START Data excerpt

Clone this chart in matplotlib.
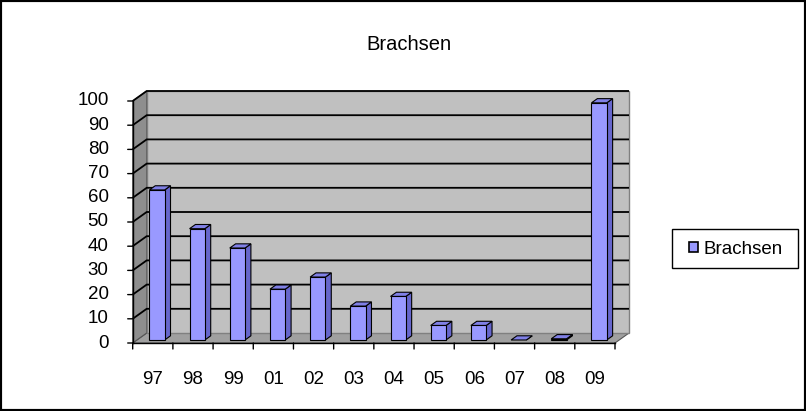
import matplotlib
matplotlib.use("Agg")
import matplotlib.pyplot as plt
from matplotlib.patches import Polygon, Rectangle, Patch

categories = ['97', '98', '99', '01', '02', '03', '04', '05', '06', '07', '08', '09']
values = [62, 46, 38, 21, 26, 14, 18, 6, 6, 0, 0.5, 98]
yticks = [0, 10, 20, 30, 40, 50, 60, 70, 80, 90, 100]
series_name = 'Brachsen'
title = 'Brachsen'

plt.rcParams['font.family'] = ['Liberation Sans', 'DejaVu Sans']

W, H = 806, 411
fig = plt.figure(figsize=(W / 100, H / 100), dpi=100)
fig.patch.set_facecolor('white')

x0p, x1p, y0p, y1p = 132.7, 615.0, 343.0, 101.0
ax = fig.add_axes([x0p / W, 1 - y0p / H, (x1p - x0p) / W, (y0p - y1p) / H])
n = len(categories)
ax.set_xlim(0, n)
ax.set_ylim(0, 100)
ax.axis('off')

DX = 14 / ((x1p - x0p) / n)
DY = 10 / ((y0p - y1p) / 100)

wall_c = '#c0c0c0'
side_c = '#8e8e8e'
floor_c = '#a0a0a0'
TFS = 13.5

# floor
ax.add_patch(Polygon([(0, 0), (n, 0), (n + DX, DY), (DX, DY)], closed=True,
                     facecolor=floor_c, edgecolor='#555555', lw=0.8, clip_on=False, zorder=1))
# side wall
ax.add_patch(Polygon([(0, 0), (DX, DY), (DX, 100 + DY), (0, 100)], closed=True,
                     facecolor=side_c, edgecolor='#555555', lw=0.8, clip_on=False, zorder=1))
# back wall
ax.add_patch(Polygon([(DX, DY), (n + DX, DY), (n + DX, 100 + DY), (DX, 100 + DY)], closed=True,
                     facecolor=wall_c, edgecolor='#808080', lw=1.0, clip_on=False, zorder=1))
# gridlines
for v in yticks[1:]:
    ax.plot([0, DX, n + DX], [v, v + DY, v + DY], color='black', lw=1.3,
            clip_on=False, zorder=2, solid_capstyle='butt')

# front axes
ax.plot([0, 0], [0, 100], color='black', lw=1.0, clip_on=False, zorder=5)
ax.plot([0, n], [0, 0], color='black', lw=1.0, clip_on=False, zorder=5)
for v in yticks:
    ax.annotate('', xy=(0, v), xytext=(-5, 0), textcoords='offset pixels',
                arrowprops=dict(arrowstyle='-', color='black', lw=1.0,
                                shrinkA=0, shrinkB=0), annotation_clip=False)
    ax.annotate(str(v), xy=(0, v), xytext=(-24, 0), textcoords='offset pixels',
                ha='right', va='center', fontsize=TFS, annotation_clip=False)
for i in range(n + 1):
    ax.annotate('', xy=(i, 0), xytext=(0, -6), textcoords='offset pixels',
                arrowprops=dict(arrowstyle='-', color='black', lw=1.0,
                                shrinkA=0, shrinkB=0), annotation_clip=False)
for i, c in enumerate(categories):
    ax.annotate(c, xy=(i + 0.5, 0), xytext=(0, -36), textcoords='offset pixels',
                ha='center', va='center', fontsize=TFS, annotation_clip=False)

# bars
front_c = '#9999ff'
side_bar = '#6666cc'
top_c = '#8080e6'
bw = 0.38
f0, f1 = 0.30, 0.72
for i, v in enumerate(values):
    xl = i + 0.5 - bw / 2
    ox, oy = f0 * DX, f0 * DY
    bx, by = f1 * DX, f1 * DY
    # side
    ax.add_patch(Polygon([(xl + bw + ox, oy), (xl + bw + bx, by), (xl + bw + bx, v + by), (xl + bw + ox, v + oy)],
                         closed=True, facecolor=side_bar, edgecolor='black', lw=0.8, clip_on=False, zorder=3))
    # top
    ax.add_patch(Polygon([(xl + ox, v + oy), (xl + bw + ox, v + oy), (xl + bw + bx, v + by), (xl + bx, v + by)],
                         closed=True, facecolor=top_c, edgecolor='black', lw=0.8, clip_on=False, zorder=3))
    # front
    if v > 0:
        ax.add_patch(Polygon([(xl + ox, oy), (xl + bw + ox, oy), (xl + bw + ox, v + oy), (xl + ox, v + oy)],
                             closed=True, facecolor=front_c, edgecolor='black', lw=0.8, clip_on=False, zorder=4))

fig.text(409 / W, 1 - 44 / H, title, ha='center', va='center', fontsize=14.5)

# legend box
lx0, lx1, ly0, ly1 = 672, 798, 229, 268
fig.patches.append(Rectangle((lx0 / W, 1 - ly1 / H), (lx1 - lx0) / W, (ly1 - ly0) / H,
                             transform=fig.transFigure, facecolor='white', edgecolor='black',
                             lw=1.0, zorder=5))
leg = fig.legend(handles=[Patch(facecolor=front_c, edgecolor='black', lw=1.2, label=series_name)],
                 loc='center', bbox_to_anchor=(736 / W, 1 - 249 / H), fontsize=13.5,
                 frameon=False, handlelength=0.5, handleheight=0.5,
                 handletextpad=0.3, borderpad=0.3, borderaxespad=0)
leg.set_zorder(6)

fig.patches.append(Rectangle((0, 0), 1, 1, transform=fig.transFigure, fill=False,
                             edgecolor='black', lw=3, zorder=10))

fig.savefig('out.png', dpi=100, facecolor='white')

END Data excerpt

Copy every line above word for word and exclude the pictures.

◆ Final answer ◆
Clone this chart in matplotlib.
import matplotlib
matplotlib.use("Agg")
import matplotlib.pyplot as plt
from matplotlib.patches import Polygon, Rectangle, Patch

categories = ['97', '98', '99', '01', '02', '03', '04', '05', '06', '07', '08', '09']
values = [62, 46, 38, 21, 26, 14, 18, 6, 6, 0, 0.5, 98]
yticks = [0, 10, 20, 30, 40, 50, 60, 70, 80, 90, 100]
series_name = 'Brachsen'
title = 'Brachsen'

plt.rcParams['font.family'] = ['Liberation Sans', 'DejaVu Sans']

W, H = 806, 411
fig = plt.figure(figsize=(W / 100, H / 100), dpi=100)
fig.patch.set_facecolor('white')

x0p, x1p, y0p, y1p = 132.7, 615.0, 343.0, 101.0
ax = fig.add_axes([x0p / W, 1 - y0p / H, (x1p - x0p) / W, (y0p - y1p) / H])
n = len(categories)
ax.set_xlim(0, n)
ax.set_ylim(0, 100)
ax.axis('off')

DX = 14 / ((x1p - x0p) / n)
DY = 10 / ((y0p - y1p) / 100)

wall_c = '#c0c0c0'
side_c = '#8e8e8e'
floor_c = '#a0a0a0'
TFS = 13.5

# floor
ax.add_patch(Polygon([(0, 0), (n, 0), (n + DX, DY), (DX, DY)], closed=True,
                     facecolor=floor_c, edgecolor='#555555', lw=0.8, clip_on=False, zorder=1))
# side wall
ax.add_patch(Polygon([(0, 0), (DX, DY), (DX, 100 + DY), (0, 100)], closed=True,
                     facecolor=side_c, edgecolor='#555555', lw=0.8, clip_on=False, zorder=1))
# back wall
ax.add_patch(Polygon([(DX, DY), (n + DX, DY), (n + DX, 100 + DY), (DX, 100 + DY)], closed=True,
                     facecolor=wall_c, edgecolor='#808080', lw=1.0, clip_on=False, zorder=1))
# gridlines
for v in yticks[1:]:
    ax.plot([0, DX, n + DX], [v, v + DY, v + DY], color='black', lw=1.3,
            clip_on=False, zorder=2, solid_capstyle='butt')

# front axes
ax.plot([0, 0], [0, 100], color='black', lw=1.0, clip_on=False, zorder=5)
ax.plot([0, n], [0, 0], color='black', lw=1.0, clip_on=False, zorder=5)
for v in yticks:
    ax.annotate('', xy=(0, v), xytext=(-5, 0), textcoords='offset pixels',
                arrowprops=dict(arrowstyle='-', color='black', lw=1.0,
                                shrinkA=0, shrinkB=0), annotation_clip=False)
    ax.annotate(str(v), xy=(0, v), xytext=(-24, 0), textcoords='offset pixels',
                ha='right', va='center', fontsize=TFS, annotation_clip=False)
for i in range(n + 1):
    ax.annotate('', xy=(i, 0), xytext=(0, -6), textcoords='offset pixels',
                arrowprops=dict(arrowstyle='-', color='black', lw=1.0,
                                shrinkA=0, shrinkB=0), annotation_clip=False)
for i, c in enumerate(categories):
    ax.annotate(c, xy=(i + 0.5, 0), xytext=(0, -36), textcoords='offset pixels',
                ha='center', va='center', fontsize=TFS, annotation_clip=False)

# bars
front_c = '#9999ff'
side_bar = '#6666cc'
top_c = '#8080e6'
bw = 0.38
f0, f1 = 0.30, 0.72
for i, v in enumerate(values):
    xl = i + 0.5 - bw / 2
    ox, oy = f0 * DX, f0 * DY
    bx, by = f1 * DX, f1 * DY
    # side
    ax.add_patch(Polygon([(xl + bw + ox, oy), (xl + bw + bx, by), (xl + bw + bx, v + by), (xl + bw + ox, v + oy)],
                         closed=True, facecolor=side_bar, edgecolor='black', lw=0.8, clip_on=False, zorder=3))
    # top
    ax.add_patch(Polygon([(xl + ox, v + oy), (xl + bw + ox, v + oy), (xl + bw + bx, v + by), (xl + bx, v + by)],
                         closed=True, facecolor=top_c, edgecolor='black', lw=0.8, clip_on=False, zorder=3))
    # front
    if v > 0:
        ax.add_patch(Polygon([(xl + ox, oy), (xl + bw + ox, oy), (xl + bw + ox, v + oy), (xl + ox, v + oy)],
                             closed=True, facecolor=front_c, edgecolor='black', lw=0.8, clip_on=False, zorder=4))

fig.text(409 / W, 1 - 44 / H, title, ha='center', va='center', fontsize=14.5)

# legend box
lx0, lx1, ly0, ly1 = 672, 798, 229, 268
fig.patches.append(Rectangle((lx0 / W, 1 - ly1 / H), (lx1 - lx0) / W, (ly1 - ly0) / H,
                             transform=fig.transFigure, facecolor='white', edgecolor='black',
                             lw=1.0, zorder=5))
leg = fig.legend(handles=[Patch(facecolor=front_c, edgecolor='black', lw=1.2, label=series_name)],
                 loc='center', bbox_to_anchor=(736 / W, 1 - 249 / H), fontsize=13.5,
                 frameon=False, handlelength=0.5, handleheight=0.5,
                 handletextpad=0.3, borderpad=0.3, borderaxespad=0)
leg.set_zorder(6)

fig.patches.append(Rectangle((0, 0), 1, 1, transform=fig.transFigure, fill=False,
                             edgecolor='black', lw=3, zorder=10))

fig.savefig('out.png', dpi=100, facecolor='white')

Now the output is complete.